Racial profiling meets war on terror: The highest federal court in New England has said it’s okay for government officials single out dark-skinned people for searches, as long as they can concoct some cover rationale, ginned up with vague allusions to terrorism.
Leaping through one legal hoop after another, the First Circuit Court of Appeals found that an MBTA security officer had “probable cause” to search, and eventually arrest, occupants of a van parked near the Sullivan Square MBTA Station back in 2004. Officer Patricia Pitts was fresh from a one-day MBTA training seminar on “identifying potential terrorist threats,” according to the court’s decision, and her suspicion was piqued by the fact that the van’s drivers and passengers “looked Middle Eastern.”
Pitts, who is black, explained to the court: “Like myself, they [were] darker in the skin. Their skin was darker.”
She called MBTA cops, who opened the van’s doors, ordered the occupants out, and subsequently arrested them. But they were not Middle Eastern terrorists, or Middle Eastern anything. The driver was of Mexican descent, and the van was full of illegal Brazilian immigrants.
Federal courts have long held that racial and ethnic “profiling” are not adequate grounds, in and of themselves, on which to conduct a search. You can’t blithely order someone out of a car just for looking Middle Eastern. But the First Circuit, while conceding racial profiling to be constitutionally “impermissible,” ripped the heart out of that protection.
“This is not a case in which the only basis for suspicion was . . . appearance,” the court wrote. Yet the list of rather ordinary things the court views as “corroborating grounds” for suspicion is so absurd as to add up to intellectual dishonesty:
• The van was large enough to “hold a significant amount of explosives.”
• The van had “tinted rear and rear side windows” and a “temporary paper [license] plate.”
• The van “was parked in the farthest corner of the parking lot.”
• Occupants had “remained in the van for at least twenty minutes.”
• One passenger got out and took notes, which signaled to the MBTA officer that he “could be planning where to plant explosives.”
The collection of these details, said the three-judge panel in an opinion authored by the court’s chief judge, Sandra Lynch, made the search reasonable. But this list of “suspicious” activity appears to describe quite normal occurrences that have been amplified to the level of probable cause, at least to the First Circuit’s satisfaction.
In other words, race and ethnicity need not be just one factor among several in assessing reasonable suspicion, but it may be the sole factor if padded with quite ordinary activities.
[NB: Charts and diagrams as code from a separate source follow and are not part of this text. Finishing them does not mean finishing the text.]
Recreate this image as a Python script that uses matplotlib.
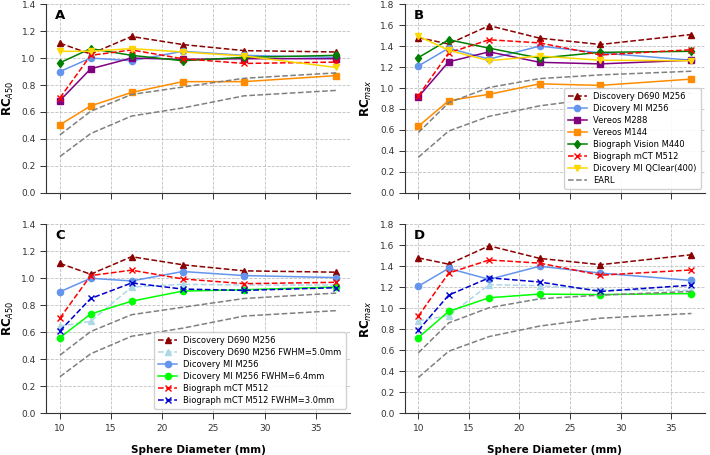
import matplotlib.pyplot as plt
import numpy as np

diam = [10, 13, 17, 22, 28, 37]

# RC A50
a50_d690 = [1.11, 1.03, 1.16, 1.10, 1.055, 1.045]
a50_mi = [0.90, 1.00, 0.98, 1.05, 1.02, 1.005]
a50_vereos288 = [0.685, 0.92, 1.00, 0.99, 0.995, 0.995]
a50_vereos144 = [0.505, 0.645, 0.745, 0.825, 0.825, 0.87]
a50_vision = [0.965, 1.07, 1.02, 0.98, 1.005, 1.02]
a50_mct = [0.705, 1.02, 1.06, 0.995, 0.96, 0.97]
a50_qclear = [1.05, 1.05, 1.07, 1.045, 1.015, 0.93]
a50_d690_f5 = [0.645, 0.68, 0.935, 0.955, 0.95, 0.95]
a50_mi_f64 = [0.56, 0.735, 0.83, 0.905, 0.915, 0.935]
a50_mct_f3 = [0.61, 0.85, 0.965, 0.92, 0.91, 0.93]
a50_earl_hi = [0.43, 0.605, 0.73, 0.785, 0.85, 0.89]
a50_earl_lo = [0.27, 0.44, 0.57, 0.63, 0.72, 0.76]

# RC max
max_d690 = [1.48, 1.42, 1.595, 1.475, 1.415, 1.51]
max_mi = [1.21, 1.38, 1.275, 1.40, 1.335, 1.265]
max_vereos288 = [0.915, 1.25, 1.345, 1.245, 1.23, 1.265]
max_vereos144 = [0.635, 0.88, 0.94, 1.04, 1.025, 1.085]
max_vision = [1.29, 1.46, 1.38, 1.285, 1.34, 1.35]
max_mct = [0.925, 1.335, 1.46, 1.43, 1.315, 1.365]
max_qclear = [1.495, 1.36, 1.26, 1.305, 1.265, 1.26]
max_d690_f5 = [0.88, 0.93, 1.225, 1.215, 1.175, 1.17]
max_mi_f64 = [0.72, 0.97, 1.10, 1.135, 1.13, 1.14]
max_mct_f3 = [0.79, 1.125, 1.29, 1.25, 1.16, 1.22]
max_earl_hi = [0.575, 0.86, 1.005, 1.09, 1.125, 1.16]
max_earl_lo = [0.34, 0.59, 0.73, 0.83, 0.905, 0.95]

plt.rcParams['font.family'] = 'DejaVu Sans'

fig = plt.figure(figsize=(7.1, 4.55), dpi=100)
axA = fig.add_axes([0.065, 0.576, 0.428, 0.415])
axB = fig.add_axes([0.570, 0.576, 0.423, 0.415])
axC = fig.add_axes([0.065, 0.092, 0.428, 0.415])
axD = fig.add_axes([0.570, 0.092, 0.423, 0.415])

lw = 1.1
ms = 4.5


def earl(ax, hi, lo, label=None):
    ax.plot(diam, hi, '--', color='gray', lw=lw, label=label)
    ax.plot(diam, lo, '--', color='gray', lw=lw)


def top_panel(ax, d690, mi, v288, v144, vision, mct, qclear, hi, lo):
    ax.plot(diam, d690, '--^', color='darkred', lw=lw, ms=ms, label='Discovery D690 M256')
    ax.plot(diam, mi, '-o', color='cornflowerblue', lw=lw, ms=ms, label='Dicovery MI M256')
    ax.plot(diam, v288, '-s', color='purple', lw=lw, ms=ms, label='Vereos M288')
    ax.plot(diam, v144, '-s', color='darkorange', lw=lw, ms=ms, label='Vereos M144')
    ax.plot(diam, vision, '-d', color='green', lw=lw, ms=ms, label='Biograph Vision M440')
    ax.plot(diam, mct, '--x', color='red', lw=lw, ms=ms, label='Biograph mCT M512')
    ax.plot(diam, qclear, '-v', color='gold', lw=lw, ms=ms, label='Dicovery MI QClear(400)')
    earl(ax, hi, lo, 'EARL')


def bottom_panel(ax, d690, d690f, mi, mif, mct, mctf, hi, lo):
    ax.plot(diam, d690, '--^', color='darkred', lw=lw, ms=ms, label='Discovery D690 M256')
    ax.plot(diam, d690f, '--^', color='lightblue', lw=lw, ms=ms, label='Discovery D690 M256 FWHM=5.0mm')
    ax.plot(diam, mi, '-o', color='cornflowerblue', lw=lw, ms=ms, label='Dicovery MI M256')
    ax.plot(diam, mif, '-o', color='lime', lw=lw, ms=ms, label='Dicovery MI M256 FWHM=6.4mm')
    ax.plot(diam, mct, '--x', color='red', lw=lw, ms=ms, label='Biograph mCT M512')
    ax.plot(diam, mctf, '--x', color='mediumblue', lw=lw, ms=ms, label='Biograph mCT M512 FWHM=3.0mm')
    earl(ax, hi, lo)


top_panel(axA, a50_d690, a50_mi, a50_vereos288, a50_vereos144, a50_vision, a50_mct, a50_qclear, a50_earl_hi, a50_earl_lo)
top_panel(axB, max_d690, max_mi, max_vereos288, max_vereos144, max_vision, max_mct, max_qclear, max_earl_hi, max_earl_lo)
bottom_panel(axC, a50_d690, a50_d690_f5, a50_mi, a50_mi_f64, a50_mct, a50_mct_f3, a50_earl_hi, a50_earl_lo)
bottom_panel(axD, max_d690, max_d690_f5, max_mi, max_mi_f64, max_mct, max_mct_f3, max_earl_hi, max_earl_lo)

for ax, letter in zip([axA, axB, axC, axD], 'ABCD'):
    ax.spines['top'].set_visible(False)
    ax.spines['right'].set_visible(False)
    for s in ['left', 'bottom']:
        ax.spines[s].set_color('#333333')
    ax.grid(True, linestyle='--', color='#c0c0c0', lw=0.6)
    ax.set_axisbelow(True)
    ax.tick_params(labelsize=6.5, colors='#333333', length=4, width=0.7)
    ax.set_xticks([10, 15, 20, 25, 30, 35])
    ax.text(0.03, 0.975, letter, transform=ax.transAxes, fontsize=9.5, fontweight='bold', va='top')

for ax in [axA, axC]:
    ax.set_ylim(0, 1.4)
    ax.set_yticks(np.arange(0, 1.41, 0.2))
    ax.set_ylabel(r'$\mathbf{RC}_{\mathit{A50}}$', fontsize=8.5, labelpad=4)
for ax in [axB, axD]:
    ax.set_ylim(0, 1.8)
    ax.set_yticks(np.arange(0, 1.81, 0.2))
    ax.set_ylabel(r'$\mathbf{RC}_{\mathit{max}}$', fontsize=8.5, labelpad=4)
for ax in [axA, axB]:
    ax.set_xticklabels([])
for ax in [axC, axD]:
    ax.set_xlabel('Sphere Diameter (mm)', fontsize=7.5, fontweight='bold', labelpad=9)

axB.legend(loc='lower right', fontsize=6, framealpha=0.9, borderpad=0.5, labelspacing=0.35, handlelength=2.2)
axC.legend(loc='lower right', fontsize=6, framealpha=0.9, borderpad=0.5, labelspacing=0.35, handlelength=2.2)

fig.savefig('out.png', dpi=100)
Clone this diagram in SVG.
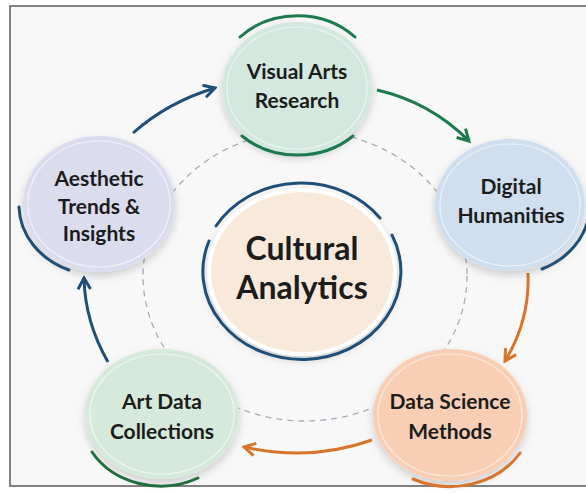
<svg xmlns="http://www.w3.org/2000/svg" width="586" height="495" viewBox="0 0 586 495">
<defs>
<filter id="sh" x="-20%" y="-20%" width="140%" height="150%"><feDropShadow dx="0" dy="4" stdDeviation="4" flood-color="#000" flood-opacity="0.18"/></filter>
<marker id="hNavy" viewBox="0 0 12 12" refX="10" refY="6" markerWidth="15" markerHeight="15" markerUnits="userSpaceOnUse" orient="auto"><path d="M1,1 L10,6 L1,11" fill="none" stroke="#1f4e79" stroke-width="2.4"/></marker>
<marker id="hGreen" viewBox="0 0 12 12" refX="10" refY="6" markerWidth="15" markerHeight="15" markerUnits="userSpaceOnUse" orient="auto"><path d="M1,1 L10,6 L1,11" fill="none" stroke="#1e7a4e" stroke-width="2.4"/></marker>
<marker id="hOrange" viewBox="0 0 12 12" refX="10" refY="6" markerWidth="15" markerHeight="15" markerUnits="userSpaceOnUse" orient="auto"><path d="M1,1 L10,6 L1,11" fill="none" stroke="#d8742c" stroke-width="2.4"/></marker>
</defs>
<style>
.t{font-family:Lato,"Open Sans","Liberation Sans",sans-serif;font-weight:700;fill:#1c1c1c;text-anchor:middle}
.n{font-size:21px}
.c{font-size:32px}
.inner{fill:none;stroke:#ffffff;stroke-opacity:0.6;stroke-width:1.2}
.arc{fill:none;stroke-width:3;stroke-linecap:round}
.con{fill:none;stroke-width:3}
</style>
<rect x="0" y="0" width="586" height="495" fill="#ffffff"/>
<rect x="10" y="6" width="600" height="480" fill="#f8f8f8" stroke="#5a5a5a" stroke-width="1.5"/>
<ellipse cx="305" cy="276" rx="162" ry="145" fill="none" stroke="#a3adba" stroke-width="1.3" stroke-dasharray="6 5"/>

<g id="center">
<ellipse cx="302" cy="272" rx="95" ry="84" fill="#ffffff" filter="url(#sh)"/>
<ellipse cx="302" cy="272" rx="91" ry="80" fill="#f9e9da"/>
<path d="M216,226 A99,88 0 0 1 380,218" class="arc" stroke="#1f4e79" stroke-width="2.5"/>
<path d="M392,235 A99,88 0 1 1 209,241" class="arc" stroke="#1f4e79" stroke-width="2.5"/>
<text class="t c" x="302" y="260">Cultural</text>
<text class="t c" x="302" y="299">Analytics</text>
</g>

<g id="connectors">
<path d="M133,133 Q168,102 215,88" class="con" stroke="#1f4e79" marker-end="url(#hNavy)"/>
<path d="M377,90 Q430,102 469,141" class="con" stroke="#1e7a4e" marker-end="url(#hGreen)"/>
<path d="M528,273 Q530,320 505,361" class="con" stroke="#d8742c" marker-end="url(#hOrange)"/>
<path d="M372,440 Q310,462 244,447" class="con" stroke="#d8742c" marker-end="url(#hOrange)"/>
<path d="M108,362 Q85,322 84,278" class="con" stroke="#1f4e79" marker-end="url(#hNavy)"/>
</g>

<g id="visual-arts">
<ellipse cx="297" cy="88" rx="75" ry="66" fill="#d3e8df" filter="url(#sh)"/>
<ellipse cx="297" cy="88" rx="70" ry="61" class="inner"/>
<path d="M240,37 A81,72 0 0 1 355,37" class="arc" stroke="#1e7a4e"/>
<path d="M242,136 A80,68 0 0 0 353,136" class="arc" stroke="#1e7a4e"/>
<text class="t n" x="297" y="79">Visual Arts</text>
<text class="t n" x="297" y="108">Research</text>
</g>

<g id="digital-humanities">
<ellipse cx="510" cy="205" rx="75" ry="66" fill="#cfdff0" filter="url(#sh)"/>
<ellipse cx="510" cy="205" rx="70" ry="61" class="inner"/>
<path d="M589,215 A80,70 0 0 1 542,269" class="arc" stroke="#1f4e79"/>
<text class="t n" x="511" y="194">Digital</text>
<text class="t n" x="511" y="223">Humanities</text>
</g>

<g id="data-science">
<ellipse cx="450" cy="415" rx="77" ry="66" fill="#f8cfb4" filter="url(#sh)"/>
<ellipse cx="450" cy="415" rx="72" ry="61" class="inner"/>
<path d="M520,453 A82,70 0 0 1 413,479" class="arc" stroke="#d8742c"/>
<text class="t n" x="450" y="409">Data Science</text>
<text class="t n" x="450" y="439">Methods</text>
</g>

<g id="art-data">
<ellipse cx="162" cy="414" rx="77" ry="65" fill="#d6eadb" filter="url(#sh)"/>
<ellipse cx="162" cy="414" rx="72" ry="60" class="inner"/>
<path d="M198,478 A80,70 0 0 1 92,452" class="arc" stroke="#1e6e3e"/>
<text class="t n" x="162" y="409">Art Data</text>
<text class="t n" x="162" y="439">Collections</text>
</g>

<g id="aesthetic">
<ellipse cx="99" cy="204" rx="76" ry="68" fill="#dcdcef" filter="url(#sh)"/>
<ellipse cx="99" cy="204" rx="71" ry="63" class="inner"/>
<path d="M69,270 A80,70 0 0 1 19,207" class="arc" stroke="#1f4e79"/>
<text class="t n" x="99" y="186">Aesthetic</text>
<text class="t n" x="99" y="214">Trends &amp;</text>
<text class="t n" x="99" y="241">Insights</text>
</g>
</svg>
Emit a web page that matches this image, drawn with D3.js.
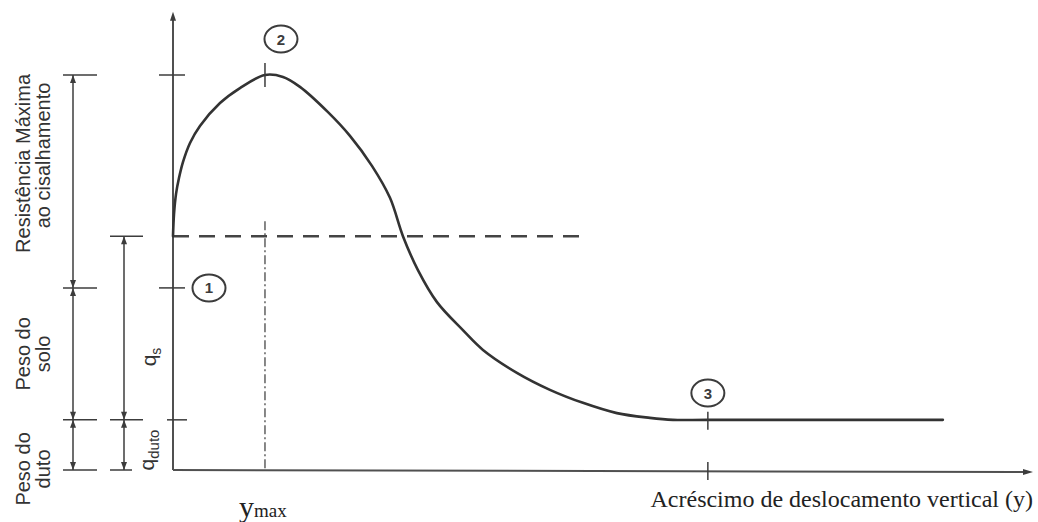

The court also took pains to note the context of the incident: only a few months after the train bombings in Madrid. That recent attack, the court wrote, “meant it was material for the officers to consider, among other facts . . . that the persons they were investigating had a Middle Eastern appearance.”
Through this tortured logic, racial profiling is essentially okay in the war against terrorism — even if the suspect is not doing anything a reasonable person would deem suspicious.
In the never-ending “war on terror,” our government — taking a page from its ceaseless “war on drugs” and “war on organized crime” — is stripping privacy and dignity in the name of illusory safety. We’d do well to pay attention.